— SET TASK —
What is to be transcribed is the run of lines opening with the one that has "Clone this diagram in TikZ." and closing with the one that has "(0,0) rectangle (1568,686);", and only that run, exactly.

— MATERIAL FOR THIS EXERCISE —
++++

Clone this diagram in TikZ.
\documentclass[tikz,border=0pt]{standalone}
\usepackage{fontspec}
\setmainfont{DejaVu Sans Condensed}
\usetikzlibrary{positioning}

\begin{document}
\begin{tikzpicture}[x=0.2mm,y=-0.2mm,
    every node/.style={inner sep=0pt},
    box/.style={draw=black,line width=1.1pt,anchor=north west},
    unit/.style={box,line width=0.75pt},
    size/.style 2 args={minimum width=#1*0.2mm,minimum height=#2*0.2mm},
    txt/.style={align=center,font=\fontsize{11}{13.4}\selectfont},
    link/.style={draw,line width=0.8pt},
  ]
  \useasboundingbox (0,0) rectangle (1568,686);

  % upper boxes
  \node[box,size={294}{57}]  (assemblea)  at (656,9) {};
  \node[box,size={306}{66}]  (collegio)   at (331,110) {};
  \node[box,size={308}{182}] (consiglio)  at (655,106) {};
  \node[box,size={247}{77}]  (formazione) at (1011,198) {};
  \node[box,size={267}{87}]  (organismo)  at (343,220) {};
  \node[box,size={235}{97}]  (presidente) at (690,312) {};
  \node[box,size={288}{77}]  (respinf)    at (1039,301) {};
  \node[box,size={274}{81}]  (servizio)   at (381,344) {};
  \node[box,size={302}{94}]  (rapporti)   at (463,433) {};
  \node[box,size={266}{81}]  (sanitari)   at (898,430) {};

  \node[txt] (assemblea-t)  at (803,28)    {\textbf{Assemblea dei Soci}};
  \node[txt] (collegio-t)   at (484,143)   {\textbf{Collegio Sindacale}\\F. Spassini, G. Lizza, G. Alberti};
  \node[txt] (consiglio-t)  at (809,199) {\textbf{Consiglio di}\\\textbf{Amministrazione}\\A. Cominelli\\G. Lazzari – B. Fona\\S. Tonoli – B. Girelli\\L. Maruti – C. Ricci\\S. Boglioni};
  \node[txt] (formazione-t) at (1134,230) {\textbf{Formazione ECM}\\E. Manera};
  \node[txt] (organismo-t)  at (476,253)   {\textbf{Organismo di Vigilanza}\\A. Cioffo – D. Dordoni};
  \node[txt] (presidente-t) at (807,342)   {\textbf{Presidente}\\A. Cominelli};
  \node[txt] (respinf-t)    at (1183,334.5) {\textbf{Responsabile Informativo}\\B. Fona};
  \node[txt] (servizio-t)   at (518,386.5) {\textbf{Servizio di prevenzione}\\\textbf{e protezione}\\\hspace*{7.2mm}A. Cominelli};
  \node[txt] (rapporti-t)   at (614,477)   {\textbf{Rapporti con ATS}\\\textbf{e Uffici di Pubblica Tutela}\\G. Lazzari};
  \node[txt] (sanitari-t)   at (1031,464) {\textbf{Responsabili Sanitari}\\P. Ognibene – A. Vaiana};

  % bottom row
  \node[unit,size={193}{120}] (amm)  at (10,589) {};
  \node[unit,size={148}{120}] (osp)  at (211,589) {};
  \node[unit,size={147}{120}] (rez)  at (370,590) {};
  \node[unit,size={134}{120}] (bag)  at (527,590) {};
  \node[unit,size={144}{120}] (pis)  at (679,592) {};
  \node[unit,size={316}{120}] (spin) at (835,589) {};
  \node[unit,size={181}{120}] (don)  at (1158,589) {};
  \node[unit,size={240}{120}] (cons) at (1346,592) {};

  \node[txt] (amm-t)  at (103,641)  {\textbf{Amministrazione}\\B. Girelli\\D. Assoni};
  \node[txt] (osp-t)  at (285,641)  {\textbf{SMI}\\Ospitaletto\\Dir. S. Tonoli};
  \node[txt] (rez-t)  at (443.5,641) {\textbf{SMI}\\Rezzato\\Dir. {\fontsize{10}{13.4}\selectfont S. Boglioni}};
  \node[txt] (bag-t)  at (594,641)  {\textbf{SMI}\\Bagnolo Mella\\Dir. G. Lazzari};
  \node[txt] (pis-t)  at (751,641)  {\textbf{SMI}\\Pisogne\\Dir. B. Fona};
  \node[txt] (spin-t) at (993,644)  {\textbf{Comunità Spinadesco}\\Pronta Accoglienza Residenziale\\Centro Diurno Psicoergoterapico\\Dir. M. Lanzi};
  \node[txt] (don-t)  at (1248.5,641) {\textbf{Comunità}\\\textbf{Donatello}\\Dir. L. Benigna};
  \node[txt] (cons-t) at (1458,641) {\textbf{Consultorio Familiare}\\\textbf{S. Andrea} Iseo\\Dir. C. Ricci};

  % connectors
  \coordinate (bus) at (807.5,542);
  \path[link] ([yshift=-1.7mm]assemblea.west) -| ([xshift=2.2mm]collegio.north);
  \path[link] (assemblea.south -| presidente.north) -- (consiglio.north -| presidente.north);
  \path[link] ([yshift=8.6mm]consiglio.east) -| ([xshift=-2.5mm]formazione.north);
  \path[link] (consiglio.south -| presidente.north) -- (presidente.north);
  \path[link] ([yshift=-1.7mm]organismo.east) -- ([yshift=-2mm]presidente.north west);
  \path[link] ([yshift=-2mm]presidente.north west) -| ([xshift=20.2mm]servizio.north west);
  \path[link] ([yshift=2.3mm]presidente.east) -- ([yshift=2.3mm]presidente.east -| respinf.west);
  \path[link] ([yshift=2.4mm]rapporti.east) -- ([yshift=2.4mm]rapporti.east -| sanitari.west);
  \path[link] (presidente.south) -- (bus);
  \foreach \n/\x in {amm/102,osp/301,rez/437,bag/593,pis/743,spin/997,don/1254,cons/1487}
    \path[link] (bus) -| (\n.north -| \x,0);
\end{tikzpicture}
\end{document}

++++

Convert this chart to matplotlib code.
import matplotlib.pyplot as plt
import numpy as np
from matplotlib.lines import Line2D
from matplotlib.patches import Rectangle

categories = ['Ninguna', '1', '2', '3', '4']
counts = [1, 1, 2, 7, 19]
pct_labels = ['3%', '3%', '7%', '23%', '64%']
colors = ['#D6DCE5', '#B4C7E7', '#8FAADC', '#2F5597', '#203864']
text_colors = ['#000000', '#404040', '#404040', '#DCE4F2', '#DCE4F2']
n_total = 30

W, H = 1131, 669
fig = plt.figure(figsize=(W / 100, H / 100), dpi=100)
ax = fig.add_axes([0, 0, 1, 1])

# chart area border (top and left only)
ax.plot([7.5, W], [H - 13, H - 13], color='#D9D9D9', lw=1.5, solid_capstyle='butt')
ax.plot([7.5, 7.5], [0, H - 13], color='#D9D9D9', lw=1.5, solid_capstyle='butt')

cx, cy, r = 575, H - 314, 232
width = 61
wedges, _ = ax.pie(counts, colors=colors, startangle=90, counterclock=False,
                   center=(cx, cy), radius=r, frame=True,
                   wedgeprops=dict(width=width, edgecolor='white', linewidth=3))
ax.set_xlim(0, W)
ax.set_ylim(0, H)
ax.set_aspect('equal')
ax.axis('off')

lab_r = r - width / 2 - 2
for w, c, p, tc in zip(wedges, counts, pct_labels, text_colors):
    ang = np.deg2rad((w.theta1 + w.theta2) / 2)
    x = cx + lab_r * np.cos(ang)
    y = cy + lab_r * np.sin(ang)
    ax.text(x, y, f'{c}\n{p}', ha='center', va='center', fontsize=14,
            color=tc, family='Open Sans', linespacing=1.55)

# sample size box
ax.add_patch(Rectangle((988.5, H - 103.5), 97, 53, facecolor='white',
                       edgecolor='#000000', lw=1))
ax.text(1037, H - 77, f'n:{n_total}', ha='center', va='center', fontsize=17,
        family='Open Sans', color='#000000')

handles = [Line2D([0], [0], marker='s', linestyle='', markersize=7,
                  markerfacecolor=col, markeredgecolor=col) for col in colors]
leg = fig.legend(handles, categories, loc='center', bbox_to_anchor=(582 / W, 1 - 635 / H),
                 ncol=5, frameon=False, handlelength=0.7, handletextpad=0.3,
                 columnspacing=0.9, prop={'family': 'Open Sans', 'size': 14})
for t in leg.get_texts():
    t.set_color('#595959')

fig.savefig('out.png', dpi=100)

++++

— EXERCISE RESPONSE —
Clone this diagram in TikZ.
\documentclass[tikz,border=0pt]{standalone}
\usepackage{fontspec}
\setmainfont{DejaVu Sans Condensed}
\usetikzlibrary{positioning}

\begin{document}
\begin{tikzpicture}[x=0.2mm,y=-0.2mm,
    every node/.style={inner sep=0pt},
    box/.style={draw=black,line width=1.1pt,anchor=north west},
    unit/.style={box,line width=0.75pt},
    size/.style 2 args={minimum width=#1*0.2mm,minimum height=#2*0.2mm},
    txt/.style={align=center,font=\fontsize{11}{13.4}\selectfont},
    link/.style={draw,line width=0.8pt},
  ]
  \useasboundingbox (0,0) rectangle (1568,686);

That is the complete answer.